You could make an initial Exhibitors list before or at the start of the conference – whenever you have access to information on Exhibitors.  At a large conference, walk right around the exhibition area and identify which booths you’d like to return to.  You may need to prioritise this list.

Lists to make during or shortly after the Conference

Key Takeaways / Insights

Look through your session notes and identify a short list of key takeaways or insights from each session.  See my post from Enterprise Collaboration TechFest for an example of what this might look like.  You can do the same for your interactions with people and visits to exhibitors, as well as personal reflections on specific or overall experiences at the conference.

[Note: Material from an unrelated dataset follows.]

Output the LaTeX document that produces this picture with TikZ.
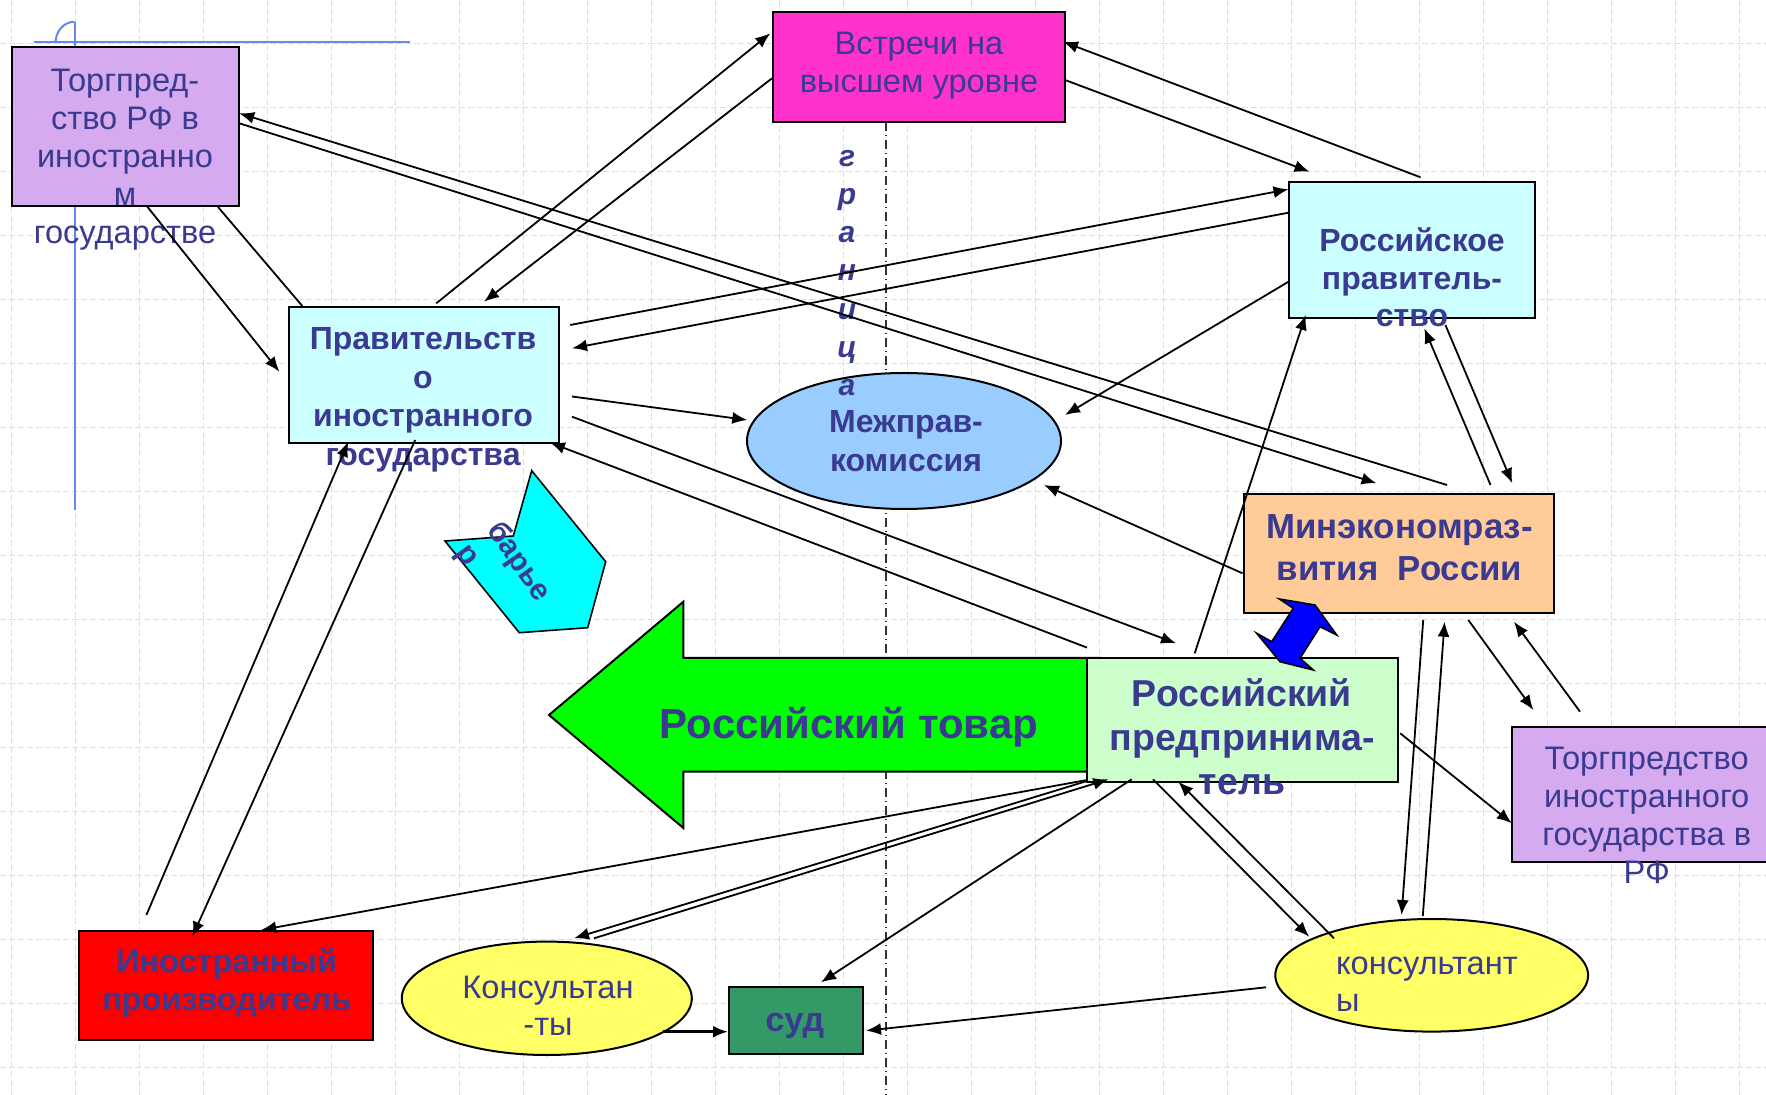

Putting these all into a single location helps you to synthesise what you heard and discussed in order to identify key themes or recurring ideas you picked up at the conference.  It also makes it easy to review what you learned at a conference at a later point.

Actions

Definitely start this list at the conference while things are fresh in your mind.  Make a list of all actions you are considering taking as a result of your conference experiences.  Get it all down.  Think of it as a someday/maybe list.  Use whatever tool or system works for you – paper or electronic.  After the conference read through your list and highlight anything you are committing to do.  Look at your goals list before you do this to provide context.  Move highlighted items to your regular action / to do list – then get on with it.

As an extension activity set up a learning transfer buddy agreement with someone at the conference.  This is a great idea I picked up from Emma Weber of Lever – Transfer of Learning.  I’ll update this post with a link to details of how to set up your agreement so you make maximum progress.

Relationship Follow Ups

Developing your network is a key benefit of attending a conference.  Relationship follow ups are a special set of actions which warrant a separate list.  You can include both specific actions you are committed to doing as well as possible future connections and contributions you could make to a person.

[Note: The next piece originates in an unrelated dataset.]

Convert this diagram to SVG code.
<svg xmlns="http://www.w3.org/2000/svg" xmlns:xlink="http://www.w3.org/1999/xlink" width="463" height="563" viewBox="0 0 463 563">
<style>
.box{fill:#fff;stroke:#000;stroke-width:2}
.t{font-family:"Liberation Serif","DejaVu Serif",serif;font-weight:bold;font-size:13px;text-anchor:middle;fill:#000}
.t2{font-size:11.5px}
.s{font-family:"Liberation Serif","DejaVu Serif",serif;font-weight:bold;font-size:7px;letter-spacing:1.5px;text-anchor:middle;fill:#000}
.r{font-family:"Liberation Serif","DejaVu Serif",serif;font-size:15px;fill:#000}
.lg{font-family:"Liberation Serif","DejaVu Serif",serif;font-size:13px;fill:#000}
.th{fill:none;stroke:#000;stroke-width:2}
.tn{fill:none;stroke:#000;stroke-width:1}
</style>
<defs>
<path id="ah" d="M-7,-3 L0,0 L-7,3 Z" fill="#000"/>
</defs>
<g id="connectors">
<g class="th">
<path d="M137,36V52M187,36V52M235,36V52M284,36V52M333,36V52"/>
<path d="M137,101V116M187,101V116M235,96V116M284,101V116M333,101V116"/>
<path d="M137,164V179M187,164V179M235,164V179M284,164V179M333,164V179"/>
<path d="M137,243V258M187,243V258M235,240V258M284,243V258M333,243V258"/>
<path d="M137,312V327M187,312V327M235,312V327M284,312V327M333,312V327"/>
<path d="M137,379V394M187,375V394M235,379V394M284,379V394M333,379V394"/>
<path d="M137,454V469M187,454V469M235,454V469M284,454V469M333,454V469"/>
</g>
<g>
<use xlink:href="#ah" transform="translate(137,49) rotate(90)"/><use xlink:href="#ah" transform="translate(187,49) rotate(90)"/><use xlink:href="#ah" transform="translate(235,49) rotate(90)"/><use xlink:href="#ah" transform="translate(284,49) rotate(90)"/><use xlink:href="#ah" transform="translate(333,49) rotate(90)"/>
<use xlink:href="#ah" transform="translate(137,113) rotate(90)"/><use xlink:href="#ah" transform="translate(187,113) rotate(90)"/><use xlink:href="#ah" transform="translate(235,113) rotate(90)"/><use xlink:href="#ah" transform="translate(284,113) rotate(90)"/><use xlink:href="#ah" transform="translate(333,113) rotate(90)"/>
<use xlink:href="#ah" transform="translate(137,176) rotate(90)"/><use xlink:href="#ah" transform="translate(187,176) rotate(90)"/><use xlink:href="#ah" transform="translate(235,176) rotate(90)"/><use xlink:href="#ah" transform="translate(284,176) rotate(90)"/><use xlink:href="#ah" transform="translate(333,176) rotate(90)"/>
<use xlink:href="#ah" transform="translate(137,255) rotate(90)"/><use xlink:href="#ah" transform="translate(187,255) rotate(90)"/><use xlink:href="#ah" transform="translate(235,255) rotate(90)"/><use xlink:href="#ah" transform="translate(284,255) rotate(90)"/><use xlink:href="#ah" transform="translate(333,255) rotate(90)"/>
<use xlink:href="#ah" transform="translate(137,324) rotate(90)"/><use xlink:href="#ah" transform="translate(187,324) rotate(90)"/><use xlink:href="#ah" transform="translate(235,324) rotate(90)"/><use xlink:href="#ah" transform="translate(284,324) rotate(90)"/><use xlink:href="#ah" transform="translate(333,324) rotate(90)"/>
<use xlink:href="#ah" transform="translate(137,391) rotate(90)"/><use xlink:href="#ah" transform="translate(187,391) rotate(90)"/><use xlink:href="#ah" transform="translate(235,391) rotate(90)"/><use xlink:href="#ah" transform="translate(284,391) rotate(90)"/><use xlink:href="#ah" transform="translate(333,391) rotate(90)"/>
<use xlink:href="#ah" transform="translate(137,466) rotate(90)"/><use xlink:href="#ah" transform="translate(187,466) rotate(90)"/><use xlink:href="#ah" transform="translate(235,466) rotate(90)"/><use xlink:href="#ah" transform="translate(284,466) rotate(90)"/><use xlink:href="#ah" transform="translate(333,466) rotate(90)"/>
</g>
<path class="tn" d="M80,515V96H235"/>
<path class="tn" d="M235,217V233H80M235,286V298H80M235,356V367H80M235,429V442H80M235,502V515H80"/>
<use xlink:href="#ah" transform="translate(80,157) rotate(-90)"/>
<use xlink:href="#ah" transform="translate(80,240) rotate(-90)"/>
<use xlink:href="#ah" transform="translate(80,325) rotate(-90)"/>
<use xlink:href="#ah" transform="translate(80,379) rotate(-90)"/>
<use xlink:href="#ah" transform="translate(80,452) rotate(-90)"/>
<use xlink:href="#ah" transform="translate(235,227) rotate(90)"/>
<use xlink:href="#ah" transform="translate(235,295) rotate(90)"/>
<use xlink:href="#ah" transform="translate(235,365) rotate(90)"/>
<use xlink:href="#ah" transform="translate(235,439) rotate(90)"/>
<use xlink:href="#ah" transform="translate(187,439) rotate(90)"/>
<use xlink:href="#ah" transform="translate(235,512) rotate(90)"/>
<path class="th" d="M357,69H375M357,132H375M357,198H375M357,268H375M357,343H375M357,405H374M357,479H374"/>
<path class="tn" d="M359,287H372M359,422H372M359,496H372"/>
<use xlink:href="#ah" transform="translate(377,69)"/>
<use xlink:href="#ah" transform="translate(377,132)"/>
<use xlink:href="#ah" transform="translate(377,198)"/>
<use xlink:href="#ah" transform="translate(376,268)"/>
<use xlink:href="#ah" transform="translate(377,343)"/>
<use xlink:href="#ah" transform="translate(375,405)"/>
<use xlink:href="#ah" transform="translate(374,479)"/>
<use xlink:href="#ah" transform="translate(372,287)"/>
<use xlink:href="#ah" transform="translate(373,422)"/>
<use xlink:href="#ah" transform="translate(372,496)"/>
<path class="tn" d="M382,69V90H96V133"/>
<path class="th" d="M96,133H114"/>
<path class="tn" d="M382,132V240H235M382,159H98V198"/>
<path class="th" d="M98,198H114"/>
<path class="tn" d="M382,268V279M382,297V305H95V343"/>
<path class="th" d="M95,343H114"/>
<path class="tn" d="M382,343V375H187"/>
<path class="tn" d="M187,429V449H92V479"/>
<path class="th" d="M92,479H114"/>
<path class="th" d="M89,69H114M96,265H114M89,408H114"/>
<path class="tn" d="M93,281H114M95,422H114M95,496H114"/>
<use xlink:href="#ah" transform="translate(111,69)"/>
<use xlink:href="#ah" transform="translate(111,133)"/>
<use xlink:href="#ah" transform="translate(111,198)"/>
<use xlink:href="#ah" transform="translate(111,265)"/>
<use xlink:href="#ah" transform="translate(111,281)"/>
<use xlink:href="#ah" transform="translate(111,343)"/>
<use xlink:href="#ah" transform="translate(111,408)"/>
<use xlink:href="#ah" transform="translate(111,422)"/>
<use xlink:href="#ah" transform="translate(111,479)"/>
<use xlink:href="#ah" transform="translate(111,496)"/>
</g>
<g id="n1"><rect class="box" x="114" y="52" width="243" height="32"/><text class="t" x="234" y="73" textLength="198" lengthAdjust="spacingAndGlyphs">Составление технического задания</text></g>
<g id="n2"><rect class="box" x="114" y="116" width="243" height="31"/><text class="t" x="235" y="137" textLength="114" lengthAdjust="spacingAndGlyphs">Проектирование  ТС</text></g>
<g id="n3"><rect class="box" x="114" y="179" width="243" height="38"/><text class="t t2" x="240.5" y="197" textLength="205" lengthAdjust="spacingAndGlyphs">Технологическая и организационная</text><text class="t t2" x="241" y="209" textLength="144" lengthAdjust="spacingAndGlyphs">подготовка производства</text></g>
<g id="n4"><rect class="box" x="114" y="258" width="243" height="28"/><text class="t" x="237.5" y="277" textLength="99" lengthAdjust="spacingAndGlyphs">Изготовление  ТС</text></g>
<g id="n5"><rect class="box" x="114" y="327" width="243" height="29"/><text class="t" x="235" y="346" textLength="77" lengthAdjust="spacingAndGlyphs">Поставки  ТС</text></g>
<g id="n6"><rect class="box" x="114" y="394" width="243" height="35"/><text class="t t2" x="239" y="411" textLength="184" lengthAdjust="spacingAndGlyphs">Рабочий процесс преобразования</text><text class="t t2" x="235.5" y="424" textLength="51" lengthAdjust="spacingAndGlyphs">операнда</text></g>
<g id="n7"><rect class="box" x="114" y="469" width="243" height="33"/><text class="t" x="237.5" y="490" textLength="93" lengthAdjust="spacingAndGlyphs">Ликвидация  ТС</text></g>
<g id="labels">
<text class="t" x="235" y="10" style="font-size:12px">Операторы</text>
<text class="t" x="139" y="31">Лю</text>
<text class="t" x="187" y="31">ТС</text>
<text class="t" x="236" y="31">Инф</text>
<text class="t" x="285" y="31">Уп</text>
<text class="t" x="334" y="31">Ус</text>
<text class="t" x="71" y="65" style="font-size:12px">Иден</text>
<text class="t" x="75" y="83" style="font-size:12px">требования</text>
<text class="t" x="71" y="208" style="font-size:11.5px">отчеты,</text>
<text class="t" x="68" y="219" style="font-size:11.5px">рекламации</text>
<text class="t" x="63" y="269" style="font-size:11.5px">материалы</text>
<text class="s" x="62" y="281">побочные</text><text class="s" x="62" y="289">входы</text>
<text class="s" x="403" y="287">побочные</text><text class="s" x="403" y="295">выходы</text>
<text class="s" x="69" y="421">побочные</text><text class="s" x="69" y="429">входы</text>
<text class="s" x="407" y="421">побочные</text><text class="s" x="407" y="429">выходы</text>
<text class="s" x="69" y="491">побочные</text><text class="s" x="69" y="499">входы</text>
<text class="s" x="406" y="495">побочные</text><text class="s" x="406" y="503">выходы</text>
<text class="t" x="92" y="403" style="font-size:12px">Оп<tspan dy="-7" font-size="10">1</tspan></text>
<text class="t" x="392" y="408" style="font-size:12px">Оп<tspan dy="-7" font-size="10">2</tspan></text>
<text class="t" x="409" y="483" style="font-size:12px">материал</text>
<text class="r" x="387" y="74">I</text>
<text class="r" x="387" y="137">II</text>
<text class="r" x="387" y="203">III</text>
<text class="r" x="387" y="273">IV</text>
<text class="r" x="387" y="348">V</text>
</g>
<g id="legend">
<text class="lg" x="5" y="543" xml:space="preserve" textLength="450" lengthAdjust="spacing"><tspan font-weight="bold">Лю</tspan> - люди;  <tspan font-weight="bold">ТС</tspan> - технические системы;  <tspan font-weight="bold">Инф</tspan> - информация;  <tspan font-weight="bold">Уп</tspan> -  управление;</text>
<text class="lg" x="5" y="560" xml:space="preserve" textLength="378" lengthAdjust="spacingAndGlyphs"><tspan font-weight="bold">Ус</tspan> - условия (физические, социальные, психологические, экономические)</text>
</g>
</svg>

Again, start this list at the conference, especially if you make specific promises to anyone.  Write down the name of the person, follow up action and target date. Ensure you have their contact details or know where to find them online.  Add them to your online network as you go by sending them a LinkedIn invitation or following them on Twitter – or do this shortly after the conference if you prefer.

Make brief notes about who you meet and interact with, including valuable informal discussions.  You could write key points on business cards.  Look through your notes after the conference and add to your follow up list.

Resources

Make a list of resources that speakers mention which sound interesting and potentially useful.  This will include books, articles, other publications, videos, podcasts, websites, organisations or associations, and tools.  Add suggestions from exhibitors and other attendees.

Speakers sometimes provide access to additional resources via a hyperlink or email address. Even if you access these resources on the spot it can be helpful to add these to your consolidated resources list for future reference.

Where to make your lists

In a nutshell, wherever and however it suits you.  You may have existing systems you use rather than making standalone lists.  For example:

  • Write goals in your electronic journal – I keep mine on Evernote.
  • Create a Twitter list for people and exhibitors.
  • Tweet key insights then use Storify to collate them.
  • Add actions straight into your ‘to do’ software/app with a category or tag for the conference so you can sort and review them later.
  • Curate resources straight to a social bookmarking tool such as Diigo or Pearltrees

There’s always an old-fashioned notebook or index cards.  Whatever approach you use, make it convenient and efficient for you to use.

Over to you

What are your tips for these lists?  Are there other lists you like to make before, during or after a conference?